The funniest running joke in The Stepford Wives, a horror/satire about a village teeming with glamorous homemakers with pristine kitchens and serene grins, is that the men are all wildly overmatched. They’re like the nerds who got the prom queens, except even nerds have an expected level of intelligence and personality, however socially awkward they might appear. These drips are better understood as nondescript: a few of them are balding and another has a speech impediment, but they are united mostly in feeling entitled to the docile beauty their junior executive salaries should afford them. When two women new to town overhear a Stepford wife in the throes of passion – “You’re the king, Frank!” – they know something’s up.

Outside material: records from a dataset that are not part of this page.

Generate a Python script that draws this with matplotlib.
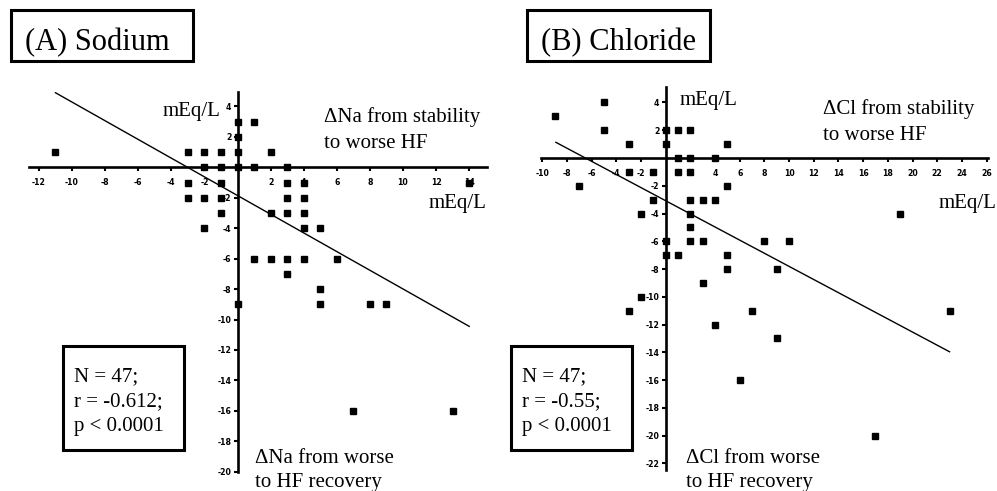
import matplotlib
matplotlib.use("Agg")
import matplotlib.pyplot as plt
from matplotlib.patches import Rectangle

W, H = 997, 491

# ---------------- data ----------------
# Panel A: sodium (x = change stability->worse HF, y = change worse->recovery)
na_x = [-11, 0, 1, 0, -3, -2, -1, 0, 2, -2, -1, 0, 1, 3,
        -3, -1, 3, 4, 14, -3, -2, -1, 3, 4, -1, 2, 3, 4,
        -2, 4, 5, 1, 2, 3, 4, 6, 3, 5, 0, 5, 8, 9, 7, 13]
na_y = [1, 3, 3, 2, 1, 1, 1, 1, 1, 0, 0, 0, 0, 0,
        -1, -1, -1, -1, -1, -2, -2, -2, -2, -2, -3, -3, -3, -3,
        -4, -4, -4, -6, -6, -6, -6, -6, -7, -8, -9, -9, -9, -9, -16, -16]
na_line_x = [-11, 14]
na_line_y = [4.9, -10.45]

# Panel B: chloride
cl_x = [-9, -5, -5, -3, -7, -3, -1, -1, -2, 0, 1, 2, 0, 5, 1, 2, 4,
        1, 2, 5, 2, 3, 4, 2, 2, 0, 2, 3, 8, 10, 0, 1, 5, 5, 9, 3,
        -2, -3, 7, 23, 4, 9, 6, 17, 19]
cl_y = [3, 4, 2, 1, -2, -1, -1, -3, -4, 2, 2, 2, 1, 1, 0, 0, 0,
        -1, -1, -2, -3, -3, -3, -4, -5, -6, -6, -6, -6, -6, -7, -7, -7, -8, -8, -9,
        -10, -11, -11, -11, -12, -13, -16, -20, -4]
cl_line_x = [-8.9, 23]
cl_line_y = [1.13, -13.96]

na_xticks = [-12, -10, -8, -6, -4, -2, 2, 4, 6, 8, 10, 12, 14]
na_yticks = [4, 2, -2, -4, -6, -8, -10, -12, -14, -16, -18, -20]
cl_xticks = [-10, -8, -6, -4, -2, 2, 4, 6, 8, 10, 12, 14, 16, 18, 20, 22, 24, 26]
cl_yticks = [4, 2, -2, -4, -6, -8, -10, -12, -14, -16, -18, -20, -22]

fig = plt.figure(figsize=(W / 100, H / 100), dpi=100)
fig.patch.set_facecolor("white")

SERIF = ["Liberation Serif", "DejaVu Serif"]
TICKFONT = {"family": "DejaVu Sans", "weight": "bold", "size": 5.6}


def make_axes(x0, y0, sx, sy, xlim, ylim):
    left = x0 + xlim[0] * sx
    right = x0 + xlim[1] * sx
    top = y0 - ylim[1] * sy
    bottom = y0 - ylim[0] * sy
    ax = fig.add_axes([left / W, 1 - bottom / H, (right - left) / W, (bottom - top) / H])
    ax.set_xlim(*xlim)
    ax.set_ylim(*ylim)
    ax.patch.set_alpha(0)
    for s in ("top", "right"):
        ax.spines[s].set_visible(False)
    ax.spines["left"].set_position(("data", 0))
    ax.spines["bottom"].set_position(("data", 0))
    for s in ("left", "bottom"):
        ax.spines[s].set_linewidth(1.9)
    ax.tick_params(axis="x", direction="out", length=2.6, width=1.5, pad=5.0)
    ax.tick_params(axis="y", direction="out", length=3.0, width=1.5, pad=1.5)
    return ax


def style_ticks(ax, xt, yt):
    ax.set_xticks(xt)
    ax.set_xticklabels([str(v).replace("-", "-") for v in xt], fontdict=TICKFONT)
    ax.set_yticks(yt)
    ax.set_yticklabels([str(v) for v in yt], fontdict=TICKFONT)


# Panel A
axA = make_axes(237.5, 167.3, 16.55, 15.22, (-12.6, 15.08), (-20.05, 4.97))
style_ticks(axA, na_xticks, na_yticks)
axA.plot(na_line_x, na_line_y, color="black", lw=1.0, zorder=3)
axA.plot(na_x, na_y, ls="none", marker="s", ms=5.0, color="black", zorder=4, clip_on=False)

# Panel B
axB = make_axes(665.7, 158.0, 12.34, 13.88, (-10.1, 26.1), (-22.5, 5.1))
style_ticks(axB, cl_xticks, cl_yticks)
axB.plot(cl_line_x, cl_line_y, color="black", lw=1.0, zorder=3)
axB.plot(cl_x, cl_y, ls="none", marker="s", ms=5.0, color="black", zorder=4, clip_on=False)


def box(x1, y1, x2, y2, lw=2.2):
    r = Rectangle((x1 / W, 1 - y2 / H), (x2 - x1) / W, (y2 - y1) / H,
                  transform=fig.transFigure, fill=False, ec="black", lw=lw, zorder=5)
    fig.add_artist(r)


def ftext(x, y, s, size=15, ha="left"):
    fig.text(x / W, 1 - y / H, s, fontsize=size, family=SERIF, ha=ha, va="baseline",
             color="black")


# Title boxes
box(11, 10, 193.3, 60.7)
ftext(25, 50, "(A) Sodium", size=22)
box(527.3, 10, 710, 60.7)
ftext(540.7, 50, "(B) Chloride", size=22)

# Stats boxes
box(62.7, 346, 184, 450)
ftext(74.3, 381, "N = 47;")
ftext(74.3, 406, "r = -0.612;")
ftext(74.3, 431, "p < 0.0001")
box(510.7, 346, 631.7, 450)
ftext(521.7, 381, "N = 47;")
ftext(521.7, 406, "r = -0.55;")
ftext(521.7, 431, "p < 0.0001")

# Panel A annotations
ftext(163, 116.5, "mEq/L")
ftext(324, 122.3, "\u0394Na from stability")
ftext(324, 148.3, "to worse HF")
ftext(486.7, 208.3, "mEq/L", ha="right")
ftext(255, 462.7, "\u0394Na from worse")
ftext(255, 487, "to HF recovery")

# Panel B annotations
ftext(680, 105, "mEq/L")
ftext(823.3, 114.3, "\u0394Cl from stability")
ftext(823.3, 140, "to worse HF")
ftext(996, 208.3, "mEq/L", ha="right")
ftext(686, 462.7, "\u0394Cl from worse")
ftext(686, 487, "to HF recovery")

fig.savefig("out.png", dpi=100, facecolor="white")
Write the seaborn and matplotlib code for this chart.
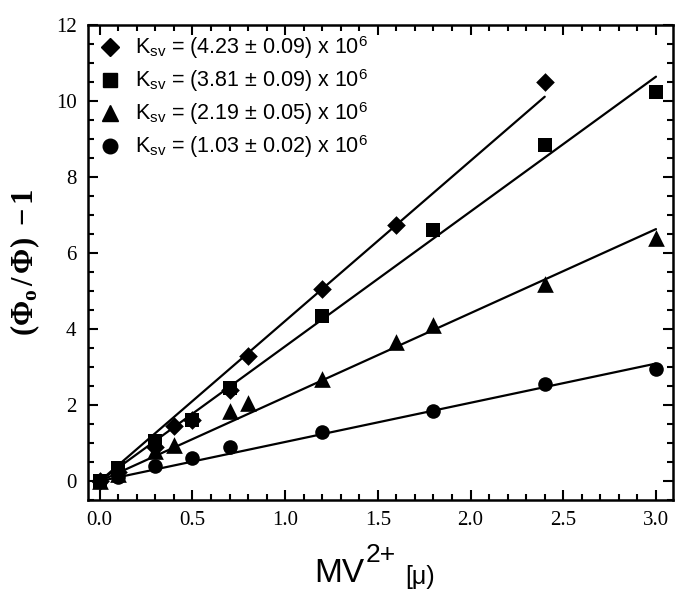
import numpy as np
import pandas as pd
import seaborn as sns
import matplotlib.pyplot as plt
from matplotlib.ticker import MultipleLocator

# concentration (x) and (Phi0/Phi)-1 (y) for each series
x_diamond = [0.0, 0.1, 0.3, 0.4, 0.5, 0.7, 0.8, 1.2, 1.6, 2.4]
y_diamond = [0.0, 0.25, 0.9, 1.45, 1.6, 2.4, 3.3, 5.05, 6.75, 10.5]

x_square = [0.0, 0.1, 0.3, 0.5, 0.7, 1.2, 1.8, 2.4, 3.0]
y_square = [0.0, 0.35, 1.05, 1.6, 2.45, 4.35, 6.6, 8.85, 10.25]

x_triangle = [0.0, 0.1, 0.3, 0.4, 0.7, 0.8, 1.2, 1.6, 1.8, 2.4, 3.0]
y_triangle = [0.0, 0.2, 0.8, 0.95, 1.85, 2.05, 2.7, 3.65, 4.1, 5.2, 6.4]

x_circle = [0.0, 0.1, 0.3, 0.5, 0.7, 1.2, 1.8, 2.4, 3.0]
y_circle = [0.0, 0.1, 0.4, 0.6, 0.9, 1.3, 1.85, 2.55, 2.95]

labels = ['4.23 ± 0.09', '3.81 ± 0.09', '2.19 ± 0.05', '1.03 ± 0.02']

sns.set_style('ticks')
plt.rcParams['mathtext.fontset'] = 'custom'
plt.rcParams['mathtext.rm'] = 'Liberation Serif'
plt.rcParams['mathtext.bf'] = 'Liberation Serif:bold'
plt.rcParams['mathtext.it'] = 'Liberation Serif:italic'
plt.rcParams['mathtext.sf'] = 'Liberation Sans'
plt.rcParams['font.family'] = ['Liberation Sans', 'DejaVu Sans']
for key in ['text.color', 'axes.labelcolor', 'xtick.color', 'ytick.color',
            'axes.edgecolor']:
    plt.rcParams[key] = 'black'

fig = plt.figure(figsize=(6.85, 5.99), dpi=100)
ax = fig.add_axes([0.128, 0.165, 0.854, 0.793])

series = [
    (x_diamond, y_diamond, 'D', 9.5),
    (x_square, y_square, 's', 9.5),
    (x_triangle, y_triangle, '^', 12),
    (x_circle, y_circle, 'o', 10.5),
]

handles = []
for (xs, ys, mk, ms), lab in zip(series, labels):
    df = pd.DataFrame({'x': xs, 'y': ys})
    # straight-line fit through the origin
    xa = np.array(xs)
    ya = np.array(ys)
    k = (xa * ya).sum() / (xa * xa).sum()
    fit = pd.DataFrame({'x': [0.0, xa.max()], 'y': [0.0, k * xa.max()]})
    sns.lineplot(data=fit, x='x', y='y', color='black', linewidth=1.6, ax=ax)
    sns.scatterplot(data=df, x='x', y='y', marker=mk, s=ms ** 2, color='black',
                    edgecolor='black', linewidth=0, ax=ax, zorder=3)
    h, = ax.plot([], [], linestyle='none', marker=mk, markersize=ms,
                 color='black')
    handles.append((h, r'K$_{\mathsf{sv}}$ = (' + lab + r') x 10$^{\mathsf{6}}$'))

leg = ax.legend([h for h, _ in handles], [t for _, t in handles], loc='upper left',
                frameon=False, fontsize=15.5, handletextpad=0.55, labelspacing=0.3,
                borderaxespad=0.3, handlelength=1.2, borderpad=0.15)

ax.set_xlim(-0.065, 3.09)
ax.set_ylim(-0.5, 12)
ax.xaxis.set_major_locator(MultipleLocator(0.5))
ax.xaxis.set_minor_locator(MultipleLocator(0.1))
ax.yaxis.set_major_locator(MultipleLocator(2))
ax.yaxis.set_minor_locator(MultipleLocator(0.5))
ax.tick_params(which='both', direction='in', top=True, right=True, width=1.5)
ax.tick_params(which='major', length=7)
ax.tick_params(which='minor', length=4)
for lab in ax.get_xticklabels() + ax.get_yticklabels():
    lab.set_fontfamily('Liberation Serif')
    lab.set_fontsize(15)
ax.xaxis.set_tick_params(pad=8)
ax.yaxis.set_tick_params(pad=8)
for sp in ax.spines.values():
    sp.set_linewidth(1.8)
    sp.set_visible(True)

# x label built from pieces: MV, raised 2+, then [μ)
ax.set_xlabel('')
t1 = fig.text(314 / 685, 1 - 582 / 599, 'MV', fontsize=24, ha='left', va='baseline')
t2 = ax.annotate('2+', xy=(1, 0), xycoords=t1, xytext=(1, 16),
                 textcoords='offset points', fontsize=19, ha='left', va='bottom')
t3 = ax.annotate('[μ)', xy=(1, 0), xycoords=t2, xytext=(7, -16),
                 textcoords='offset points', fontsize=18, ha='left', va='bottom')
ax.set_ylabel(r'$\mathbf{(\Phi_o\,/\,\Phi)\ -1}$', fontsize=22, labelpad=10)

fig.savefig('out.png', dpi=100)
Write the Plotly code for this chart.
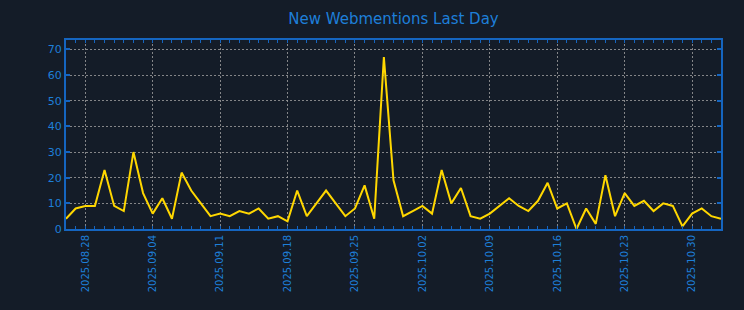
import plotly.graph_objects as go
import pandas as pd

dates = pd.date_range("2025-08-26", "2025-11-02", freq="D")
values = [
    4, 8, 9, 9, 23, 9, 7, 30, 14, 6, 12, 4, 22, 15, 10, 5, 6, 5, 7, 6,
    8, 4, 5, 3, 15, 5, 10, 15, 10, 5, 8, 17, 4, 67, 19, 5, 7, 9, 6, 23,
    10, 16, 5, 4,
    6, 9, 12, 9, 7, 11, 18, 8, 10, 0, 8, 2, 21, 5, 14, 9, 11, 7, 10, 9,
    1, 6, 8, 5, 4,
]
tick_dates = pd.date_range("2025-08-28", "2025-10-30", freq="7D")

BG = "#141c28"
BLUE = "#1e7fd8"
AXIS = "#1565c0"
GRID = "rgba(160,160,160,0.8)"

fig = go.Figure()
fig.add_trace(go.Scatter(x=dates, y=values, mode="lines",
                         line=dict(color="#ffd700", width=2), hoverinfo="x+y"))

fig.update_layout(
    width=744, height=310,
    paper_bgcolor=BG, plot_bgcolor=BG,
    margin=dict(l=66, r=23, t=40, b=81),
    showlegend=False,
    font=dict(family="DejaVu Sans", color=BLUE, size=11),
    title=dict(text="New Webmentions Last Day", x=0.5, xref="paper",
               y=1 - 19 / 310, yanchor="middle",
               font=dict(family="DejaVu Sans", size=15, color=BLUE)),
)
fig.update_xaxes(
    range=[dates[0], dates[-1]],
    tickvals=list(tick_dates), tickformat="%Y.%m.%d", tickangle=-90,
    showgrid=True, gridcolor=GRID, griddash="2px,2px", gridwidth=1,
    showline=True, linecolor=AXIS, linewidth=2, mirror="allticks",
    ticks="inside", ticklen=3, tickcolor=AXIS, tickwidth=1,
    minor=dict(dtick=86400000, ticks="inside", ticklen=3, tickcolor=AXIS, showgrid=False),
    zeroline=False, tickfont=dict(color=BLUE, size=10),
)
fig.update_yaxes(
    range=[0, 73.7], tickvals=[0, 10, 20, 30, 40, 50, 60, 70],
    showgrid=True, gridcolor=GRID, griddash="2px,2px", gridwidth=1,
    showline=True, linecolor=AXIS, linewidth=2, mirror="allticks",
    ticks="inside", ticklen=4, tickcolor=AXIS, tickwidth=2,
    zeroline=False, tickfont=dict(color=BLUE, size=11),
)

fig.write_html("out.html")
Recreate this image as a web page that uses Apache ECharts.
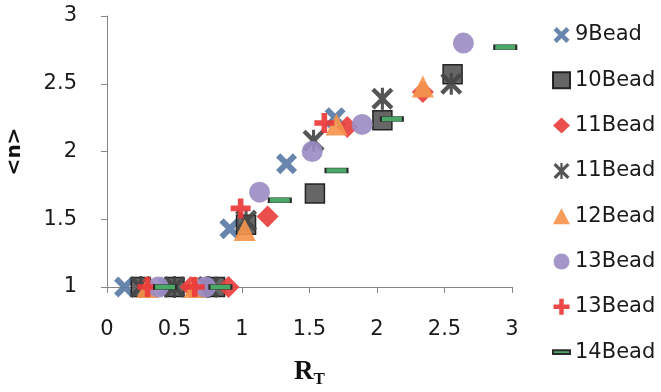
<!DOCTYPE html>
<html>
<head>
<meta charset="utf-8">
<script src="https://cdn.jsdelivr.net/npm/echarts@6/dist/echarts.min.js"></script>
<style>
  html, body { margin: 0; padding: 0; background: #fff; }
  #chart { width: 661px; height: 392px; }
</style>
</head>
<body>
<div id="chart"></div>
<script>
// series names (the "*" is only there so the legend keeps duplicate labels apart)
const seriesNames = ['9Bead', '10Bead', '11Bead', '11Bead*', '12Bead', '13Bead', '13Bead*', '14Bead'];

// [R_T, <n>]
const bead9   = [[0.13, 1], [0.45, 1], [0.75, 1], [0.91, 1.43], [1.33, 1.91], [1.69, 2.25]];
const bead10  = [[0.25, 1], [0.5, 1], [0.8, 1], [1.03, 1.46], [1.54, 1.69], [2.04, 2.23], [2.56, 2.57]];
const bead11a = [[0.3, 1], [0.62, 1], [0.9, 1], [1.19, 1.52], [1.78, 2.18], [2.34, 2.44]];
const bead11b = [[0.25, 1], [0.5, 1], [0.75, 1], [1.03, 1.49], [1.53, 2.08], [2.04, 2.39], [2.55, 2.5]];
const bead12  = [[0.3, 1], [0.65, 1], [1.02, 1.42], [1.7, 2.2], [2.34, 2.48]];
const bead13a = [[0.38, 1], [0.73, 1], [1.13, 1.7], [1.52, 2.0], [1.89, 2.2], [2.64, 2.8]];
const bead13b = [[0.3, 1], [0.65, 1], [0.99, 1.58], [1.61, 2.21]];
const bead14  = [[0.43, 1], [0.84, 1], [1.28, 1.64], [1.7, 1.86], [2.11, 2.24], [2.95, 2.77]];

const xTicks = { min: 0, max: 3, step: 0.5 };
const yTicks = { min: 1, max: 3, step: 0.5 };

const crossPath = 'path://M20,0 L50,30 L80,0 L100,20 L70,50 L100,80 L80,100 L50,70 L20,100 L0,80 L30,50 L0,20 Z';
const starPath = 'path://M14,0 L50,36 L86,0 L100,14 L64,50 L100,86 L86,100 L50,64 L14,100 L0,86 L36,50 L0,14 Z M43,0 L57,0 L57,100 L43,100 Z';
const plusPath = 'path://M36,0 L64,0 L64,36 L100,36 L100,64 L64,64 L64,100 L36,100 L36,64 L0,64 L0,36 L36,36 Z';
const dashPath = 'path://M0,0 L22,0 L22,5 L0,5 Z';

const chart = echarts.init(document.getElementById('chart'));

function sc(name, data, symbol, size, color, extra) {
  return Object.assign({
    name: name,
    type: 'scatter',
    data: data,
    symbol: symbol,
    symbolSize: size,
    itemStyle: { color: color, opacity: 0.92 },
    emphasis: { disabled: true }
  }, extra || {});
}

const option = {
  animation: false,
  grid: { left: 107, right: 149, top: 16, bottom: 105, outerBoundsMode: 'none' },
  legend: {
    orient: 'vertical',
    left: 547,
    top: 18,
    itemWidth: 17,
    itemHeight: 16,
    itemGap: 21.3,
    data: seriesNames,
    formatter: function (n) { return n.replace('*', ''); },
    textStyle: { fontFamily: 'DejaVu Sans', fontSize: 21, color: '#1a1a1a', lineHeight: 24 }
  },
  xAxis: {
    type: 'value',
    min: xTicks.min, max: xTicks.max, interval: xTicks.step,
    name: '{r|R}{t|T}',
    nameLocation: 'middle',
    nameGap: 70,
    nameTextStyle: {
      rich: {
        r: { fontFamily: 'Liberation Serif', fontWeight: 'bold', fontSize: 27, color: '#111' },
        t: { fontFamily: 'Liberation Serif', fontWeight: 'bold', fontSize: 17, color: '#111', padding: [14, 0, 0, 0] }
      }
    },
    splitLine: { show: false },
    axisLine: { lineStyle: { color: '#868686', width: 1 } },
    axisTick: { length: 6, lineStyle: { color: '#868686' } },
    axisLabel: { margin: 32, fontFamily: 'DejaVu Sans', fontSize: 21, color: '#1a1a1a' }
  },
  yAxis: {
    type: 'value',
    min: yTicks.min, max: yTicks.max, interval: yTicks.step,
    name: '<n>',
    nameLocation: 'middle',
    nameGap: 82,
    nameMoveOverlap: false,
    nameTextStyle: { fontFamily: 'DejaVu Sans', fontWeight: 'bold', fontSize: 20, color: '#111' },
    splitLine: { show: false },
    axisLine: { show: true, lineStyle: { color: '#868686', width: 1 } },
    axisTick: { show: true, length: 6, lineStyle: { color: '#868686' } },
    axisLabel: { margin: 30, fontFamily: 'DejaVu Sans', fontSize: 21, color: '#1a1a1a' }
  },
  series: [
    sc(seriesNames[0], bead9, crossPath, 21, '#5b7ca6'),
    sc(seriesNames[1], bead10, 'rect', 19, '#5e5e5e', { itemStyle: { color: '#5e5e5e', borderColor: '#1c1c1c', borderWidth: 1.5, opacity: 0.95 } }),
    sc(seriesNames[2], bead11a, 'diamond', 22, '#e8403e'),
    sc(seriesNames[3], bead11b, starPath, 22, '#454545'),
    sc(seriesNames[4], bead12, 'triangle', 22, '#f5954d'),
    sc(seriesNames[5], bead13a, 'circle', 21, '#9d8dc4'),
    sc(seriesNames[6], bead13b, plusPath, 20, '#ec3a3a'),
    sc(seriesNames[7], bead14, dashPath, [22, 5], '#4aa866', { itemStyle: { color: '#4aa866', borderColor: '#2a2a2a', borderWidth: 1, opacity: 1 } })
  ]
};

chart.setOption(option);
</script>
</body>
</html>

Adapted from novelist Ira Levin’s follow-up to Rosemary’s Baby, The Stepford Wives has enjoyed a robust cultural shelf-life in the 50 years since the original 1975 version, but it’s always been more potent as an idea than a work of art in any form. (The less said about the 2004 adaptation, a noxious camp comedy starring Nicole Kidman, the better.) It was a direct influence on the brilliant Jordan Peele horror-comedy Get Out and the not-so-brilliant Olivia Wilde thriller Don’t Worry Darling, which each take place in “idyllic” communities founded on sinister social engineering. Referring to someone as a “Stepford wife” has become a convenient shorthand for compliant women who puts the needs of men above their own desires and ambitions. (Amy Dunne in Gone Girl referred to such regressive types in her “Cool Girl” speech.)